● GIVEN REQUEST
Using the data that follows, return exactly the lines from the one that contains "Convert this chart to Chart.js code." through the one that contains "var yTicks = [17.0, 34.2, 51.5, 68.7];", ends included.

--- SOURCE RECORDS ---

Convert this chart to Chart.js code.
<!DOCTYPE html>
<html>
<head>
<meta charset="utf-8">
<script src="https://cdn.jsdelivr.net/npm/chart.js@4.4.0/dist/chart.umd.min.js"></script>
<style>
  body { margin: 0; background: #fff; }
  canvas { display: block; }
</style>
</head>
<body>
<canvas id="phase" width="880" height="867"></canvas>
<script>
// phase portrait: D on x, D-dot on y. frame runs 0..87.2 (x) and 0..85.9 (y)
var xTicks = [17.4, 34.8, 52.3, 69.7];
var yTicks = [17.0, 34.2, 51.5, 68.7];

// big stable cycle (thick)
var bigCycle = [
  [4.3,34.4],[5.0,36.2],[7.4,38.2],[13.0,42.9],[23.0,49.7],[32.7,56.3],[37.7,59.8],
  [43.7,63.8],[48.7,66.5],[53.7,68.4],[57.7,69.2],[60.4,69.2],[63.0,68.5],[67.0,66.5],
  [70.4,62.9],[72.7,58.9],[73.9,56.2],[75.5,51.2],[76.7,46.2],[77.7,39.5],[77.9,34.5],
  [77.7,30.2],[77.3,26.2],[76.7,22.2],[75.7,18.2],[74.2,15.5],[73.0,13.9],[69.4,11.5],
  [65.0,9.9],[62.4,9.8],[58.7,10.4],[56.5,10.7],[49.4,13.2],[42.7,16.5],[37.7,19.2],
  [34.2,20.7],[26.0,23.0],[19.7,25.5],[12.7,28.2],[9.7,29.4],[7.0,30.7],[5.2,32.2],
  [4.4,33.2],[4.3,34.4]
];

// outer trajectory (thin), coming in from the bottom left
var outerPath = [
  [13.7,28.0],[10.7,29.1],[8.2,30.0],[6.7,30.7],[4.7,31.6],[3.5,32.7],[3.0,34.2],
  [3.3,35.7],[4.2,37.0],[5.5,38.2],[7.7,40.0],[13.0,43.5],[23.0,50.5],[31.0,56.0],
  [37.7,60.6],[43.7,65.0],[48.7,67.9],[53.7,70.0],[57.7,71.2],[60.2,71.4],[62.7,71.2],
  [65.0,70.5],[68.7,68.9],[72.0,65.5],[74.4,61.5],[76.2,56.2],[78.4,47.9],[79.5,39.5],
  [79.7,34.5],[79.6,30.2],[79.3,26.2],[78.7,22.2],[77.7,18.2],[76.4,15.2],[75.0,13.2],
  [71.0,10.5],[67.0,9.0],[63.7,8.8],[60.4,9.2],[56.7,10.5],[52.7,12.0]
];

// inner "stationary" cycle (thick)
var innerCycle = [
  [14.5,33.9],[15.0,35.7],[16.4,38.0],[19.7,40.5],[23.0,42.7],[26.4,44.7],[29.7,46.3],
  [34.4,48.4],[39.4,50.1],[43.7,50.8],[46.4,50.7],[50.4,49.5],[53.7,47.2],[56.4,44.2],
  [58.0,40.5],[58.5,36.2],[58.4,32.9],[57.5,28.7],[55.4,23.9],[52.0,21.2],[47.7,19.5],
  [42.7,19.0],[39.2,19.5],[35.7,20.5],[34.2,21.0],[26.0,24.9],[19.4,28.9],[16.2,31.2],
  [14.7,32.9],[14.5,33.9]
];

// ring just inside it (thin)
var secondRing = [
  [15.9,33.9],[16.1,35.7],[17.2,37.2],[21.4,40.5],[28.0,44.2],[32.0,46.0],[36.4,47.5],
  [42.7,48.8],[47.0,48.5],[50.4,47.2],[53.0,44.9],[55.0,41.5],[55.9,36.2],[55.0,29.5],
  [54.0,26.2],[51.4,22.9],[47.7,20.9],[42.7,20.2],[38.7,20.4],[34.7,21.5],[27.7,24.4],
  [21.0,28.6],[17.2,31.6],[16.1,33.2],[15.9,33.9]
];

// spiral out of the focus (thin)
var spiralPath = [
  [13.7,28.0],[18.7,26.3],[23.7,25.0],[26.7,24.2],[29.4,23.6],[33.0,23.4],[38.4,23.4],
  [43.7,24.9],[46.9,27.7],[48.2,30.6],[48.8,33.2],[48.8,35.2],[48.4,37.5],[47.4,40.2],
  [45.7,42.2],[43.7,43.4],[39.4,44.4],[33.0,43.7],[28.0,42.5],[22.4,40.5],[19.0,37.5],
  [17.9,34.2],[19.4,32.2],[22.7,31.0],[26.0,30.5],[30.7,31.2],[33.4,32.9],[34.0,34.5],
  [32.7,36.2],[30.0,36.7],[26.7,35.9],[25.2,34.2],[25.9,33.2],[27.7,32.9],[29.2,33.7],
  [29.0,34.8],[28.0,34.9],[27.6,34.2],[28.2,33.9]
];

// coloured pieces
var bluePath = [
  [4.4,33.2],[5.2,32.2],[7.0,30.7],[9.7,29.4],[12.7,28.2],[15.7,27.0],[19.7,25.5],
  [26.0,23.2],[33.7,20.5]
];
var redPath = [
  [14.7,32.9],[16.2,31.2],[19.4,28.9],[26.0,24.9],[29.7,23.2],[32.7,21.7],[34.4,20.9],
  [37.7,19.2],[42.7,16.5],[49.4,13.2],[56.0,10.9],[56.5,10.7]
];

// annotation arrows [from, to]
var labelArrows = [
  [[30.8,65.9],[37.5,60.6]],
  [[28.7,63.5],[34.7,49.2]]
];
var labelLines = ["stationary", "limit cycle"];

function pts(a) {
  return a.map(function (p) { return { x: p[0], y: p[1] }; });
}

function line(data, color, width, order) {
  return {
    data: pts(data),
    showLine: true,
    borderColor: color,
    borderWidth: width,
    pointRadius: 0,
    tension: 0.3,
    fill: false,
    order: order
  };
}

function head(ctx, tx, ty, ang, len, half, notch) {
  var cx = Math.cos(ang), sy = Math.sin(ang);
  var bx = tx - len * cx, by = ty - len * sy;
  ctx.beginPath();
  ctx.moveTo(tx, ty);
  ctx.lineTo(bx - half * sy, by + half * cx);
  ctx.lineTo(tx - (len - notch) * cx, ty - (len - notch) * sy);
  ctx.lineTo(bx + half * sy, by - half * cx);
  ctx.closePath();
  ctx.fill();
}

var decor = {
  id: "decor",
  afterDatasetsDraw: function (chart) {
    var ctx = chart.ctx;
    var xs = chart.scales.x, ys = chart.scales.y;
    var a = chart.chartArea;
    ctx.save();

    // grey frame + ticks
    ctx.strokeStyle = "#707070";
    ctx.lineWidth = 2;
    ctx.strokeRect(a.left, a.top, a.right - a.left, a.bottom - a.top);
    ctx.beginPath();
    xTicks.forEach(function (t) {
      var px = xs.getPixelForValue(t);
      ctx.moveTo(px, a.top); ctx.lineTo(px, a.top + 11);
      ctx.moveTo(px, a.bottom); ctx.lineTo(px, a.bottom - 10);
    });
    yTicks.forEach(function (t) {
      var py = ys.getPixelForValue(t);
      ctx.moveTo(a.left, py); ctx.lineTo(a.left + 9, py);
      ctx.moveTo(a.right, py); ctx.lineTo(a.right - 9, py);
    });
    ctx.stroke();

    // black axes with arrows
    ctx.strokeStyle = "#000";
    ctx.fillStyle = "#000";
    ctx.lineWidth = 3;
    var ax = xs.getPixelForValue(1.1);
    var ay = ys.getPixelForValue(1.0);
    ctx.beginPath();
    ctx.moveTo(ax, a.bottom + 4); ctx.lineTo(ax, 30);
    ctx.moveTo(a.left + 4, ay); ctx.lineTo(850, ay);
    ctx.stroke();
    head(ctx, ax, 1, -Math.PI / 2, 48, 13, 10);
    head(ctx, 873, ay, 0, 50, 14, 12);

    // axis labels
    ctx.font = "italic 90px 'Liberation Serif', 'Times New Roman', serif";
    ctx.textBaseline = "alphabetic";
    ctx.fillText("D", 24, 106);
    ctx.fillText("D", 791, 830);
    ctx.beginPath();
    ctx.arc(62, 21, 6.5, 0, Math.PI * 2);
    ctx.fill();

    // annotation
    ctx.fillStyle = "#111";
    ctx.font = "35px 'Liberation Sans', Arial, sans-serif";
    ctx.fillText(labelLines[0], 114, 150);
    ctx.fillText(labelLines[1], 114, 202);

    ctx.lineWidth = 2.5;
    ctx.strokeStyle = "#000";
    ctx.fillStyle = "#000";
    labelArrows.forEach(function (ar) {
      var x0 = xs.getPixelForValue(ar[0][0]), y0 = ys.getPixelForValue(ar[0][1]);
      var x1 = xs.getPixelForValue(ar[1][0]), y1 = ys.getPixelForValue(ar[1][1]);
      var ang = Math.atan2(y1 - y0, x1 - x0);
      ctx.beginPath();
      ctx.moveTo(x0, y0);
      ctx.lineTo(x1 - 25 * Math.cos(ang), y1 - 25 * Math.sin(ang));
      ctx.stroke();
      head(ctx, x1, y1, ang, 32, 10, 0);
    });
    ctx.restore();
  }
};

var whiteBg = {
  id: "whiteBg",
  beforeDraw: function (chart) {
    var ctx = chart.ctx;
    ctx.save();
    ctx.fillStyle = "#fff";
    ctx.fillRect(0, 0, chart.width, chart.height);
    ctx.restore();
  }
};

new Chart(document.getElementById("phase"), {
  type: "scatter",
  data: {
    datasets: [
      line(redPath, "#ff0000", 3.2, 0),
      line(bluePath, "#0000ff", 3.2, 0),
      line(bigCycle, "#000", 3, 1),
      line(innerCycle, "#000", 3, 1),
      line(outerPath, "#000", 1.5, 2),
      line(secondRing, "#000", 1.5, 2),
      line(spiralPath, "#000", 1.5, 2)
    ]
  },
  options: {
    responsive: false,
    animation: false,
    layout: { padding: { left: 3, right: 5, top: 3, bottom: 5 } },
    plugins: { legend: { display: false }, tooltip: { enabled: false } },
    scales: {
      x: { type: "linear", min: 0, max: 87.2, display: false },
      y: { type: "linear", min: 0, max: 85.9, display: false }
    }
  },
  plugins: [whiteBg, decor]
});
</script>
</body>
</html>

---
--- SOURCE RECORDS ---

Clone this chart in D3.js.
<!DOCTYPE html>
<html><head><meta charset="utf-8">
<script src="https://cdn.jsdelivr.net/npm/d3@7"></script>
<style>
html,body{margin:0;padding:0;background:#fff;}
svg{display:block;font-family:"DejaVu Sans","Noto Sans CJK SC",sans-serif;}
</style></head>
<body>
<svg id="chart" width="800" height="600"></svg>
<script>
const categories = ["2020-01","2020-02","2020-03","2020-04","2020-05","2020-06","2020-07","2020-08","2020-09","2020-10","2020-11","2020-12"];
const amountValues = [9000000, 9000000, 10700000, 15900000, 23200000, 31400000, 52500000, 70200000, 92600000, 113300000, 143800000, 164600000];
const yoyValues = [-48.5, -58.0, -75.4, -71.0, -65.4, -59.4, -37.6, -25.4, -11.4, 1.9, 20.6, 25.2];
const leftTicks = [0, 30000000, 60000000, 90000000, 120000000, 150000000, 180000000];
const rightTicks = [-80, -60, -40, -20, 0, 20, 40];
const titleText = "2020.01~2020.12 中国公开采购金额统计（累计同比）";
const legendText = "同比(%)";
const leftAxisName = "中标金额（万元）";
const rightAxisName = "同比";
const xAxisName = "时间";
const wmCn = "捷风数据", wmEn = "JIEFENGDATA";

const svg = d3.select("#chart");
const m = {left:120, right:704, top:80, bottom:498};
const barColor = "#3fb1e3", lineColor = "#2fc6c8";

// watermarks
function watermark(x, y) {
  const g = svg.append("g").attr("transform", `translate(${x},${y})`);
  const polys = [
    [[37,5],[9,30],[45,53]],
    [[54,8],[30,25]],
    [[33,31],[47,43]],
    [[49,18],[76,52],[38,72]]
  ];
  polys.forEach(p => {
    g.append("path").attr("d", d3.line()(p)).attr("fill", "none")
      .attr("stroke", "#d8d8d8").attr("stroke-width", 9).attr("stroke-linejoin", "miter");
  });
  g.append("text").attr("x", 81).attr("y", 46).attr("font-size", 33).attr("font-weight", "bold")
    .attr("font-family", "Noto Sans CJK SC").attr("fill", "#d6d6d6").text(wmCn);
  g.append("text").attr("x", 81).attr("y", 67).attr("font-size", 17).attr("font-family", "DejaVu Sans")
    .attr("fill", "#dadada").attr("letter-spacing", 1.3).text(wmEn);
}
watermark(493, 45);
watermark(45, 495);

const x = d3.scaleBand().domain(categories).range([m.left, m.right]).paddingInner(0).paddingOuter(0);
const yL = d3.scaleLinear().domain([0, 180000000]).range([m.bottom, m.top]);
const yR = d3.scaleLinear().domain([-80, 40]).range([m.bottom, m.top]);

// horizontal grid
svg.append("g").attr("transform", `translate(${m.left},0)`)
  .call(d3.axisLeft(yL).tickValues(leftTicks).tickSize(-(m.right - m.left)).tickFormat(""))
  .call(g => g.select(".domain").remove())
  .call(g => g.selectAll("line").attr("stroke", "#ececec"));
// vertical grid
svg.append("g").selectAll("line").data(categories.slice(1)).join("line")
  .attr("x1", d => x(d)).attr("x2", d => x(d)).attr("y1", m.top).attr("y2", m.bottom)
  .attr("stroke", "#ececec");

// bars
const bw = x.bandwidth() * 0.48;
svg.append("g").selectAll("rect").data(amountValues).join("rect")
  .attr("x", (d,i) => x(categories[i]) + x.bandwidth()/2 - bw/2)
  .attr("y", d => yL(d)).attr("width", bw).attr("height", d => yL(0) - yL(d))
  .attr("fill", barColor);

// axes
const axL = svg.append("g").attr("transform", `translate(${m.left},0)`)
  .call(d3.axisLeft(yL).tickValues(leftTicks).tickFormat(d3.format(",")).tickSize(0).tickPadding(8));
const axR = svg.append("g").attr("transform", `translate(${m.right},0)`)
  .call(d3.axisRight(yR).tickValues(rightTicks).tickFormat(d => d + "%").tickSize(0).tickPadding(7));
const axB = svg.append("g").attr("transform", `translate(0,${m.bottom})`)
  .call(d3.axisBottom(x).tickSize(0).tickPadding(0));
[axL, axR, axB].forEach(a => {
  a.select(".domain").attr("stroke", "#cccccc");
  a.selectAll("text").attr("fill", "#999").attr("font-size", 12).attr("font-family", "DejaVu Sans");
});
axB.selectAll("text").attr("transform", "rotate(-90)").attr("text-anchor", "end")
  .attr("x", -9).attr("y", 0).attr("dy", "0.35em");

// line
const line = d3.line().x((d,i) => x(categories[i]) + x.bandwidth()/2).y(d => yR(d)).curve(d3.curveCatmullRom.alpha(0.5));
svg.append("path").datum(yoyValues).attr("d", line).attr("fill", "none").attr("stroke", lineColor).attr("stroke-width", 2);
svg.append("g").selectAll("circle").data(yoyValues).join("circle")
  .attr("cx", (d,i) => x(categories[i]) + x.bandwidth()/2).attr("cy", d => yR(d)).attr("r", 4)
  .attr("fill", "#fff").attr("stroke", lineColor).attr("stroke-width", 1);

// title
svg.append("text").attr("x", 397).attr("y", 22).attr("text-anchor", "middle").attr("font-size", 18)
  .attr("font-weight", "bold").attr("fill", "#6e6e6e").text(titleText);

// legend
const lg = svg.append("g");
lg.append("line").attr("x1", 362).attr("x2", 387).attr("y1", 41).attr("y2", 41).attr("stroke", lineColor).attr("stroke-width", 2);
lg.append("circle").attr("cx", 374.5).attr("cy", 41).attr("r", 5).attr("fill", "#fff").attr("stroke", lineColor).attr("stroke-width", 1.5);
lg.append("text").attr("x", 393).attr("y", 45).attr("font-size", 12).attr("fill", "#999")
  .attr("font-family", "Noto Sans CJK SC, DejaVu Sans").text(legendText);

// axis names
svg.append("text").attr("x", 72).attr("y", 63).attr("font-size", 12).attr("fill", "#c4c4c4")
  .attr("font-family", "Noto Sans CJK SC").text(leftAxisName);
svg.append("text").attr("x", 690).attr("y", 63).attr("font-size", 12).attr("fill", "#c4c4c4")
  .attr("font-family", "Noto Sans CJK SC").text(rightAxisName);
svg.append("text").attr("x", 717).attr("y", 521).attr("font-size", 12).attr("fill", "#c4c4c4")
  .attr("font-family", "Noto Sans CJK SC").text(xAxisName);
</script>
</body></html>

---

● EXERCISE ANSWER
Convert this chart to Chart.js code.
<!DOCTYPE html>
<html>
<head>
<meta charset="utf-8">
<script src="https://cdn.jsdelivr.net/npm/chart.js@4.4.0/dist/chart.umd.min.js"></script>
<style>
  body { margin: 0; background: #fff; }
  canvas { display: block; }
</style>
</head>
<body>
<canvas id="phase" width="880" height="867"></canvas>
<script>
// phase portrait: D on x, D-dot on y. frame runs 0..87.2 (x) and 0..85.9 (y)
var xTicks = [17.4, 34.8, 52.3, 69.7];
var yTicks = [17.0, 34.2, 51.5, 68.7];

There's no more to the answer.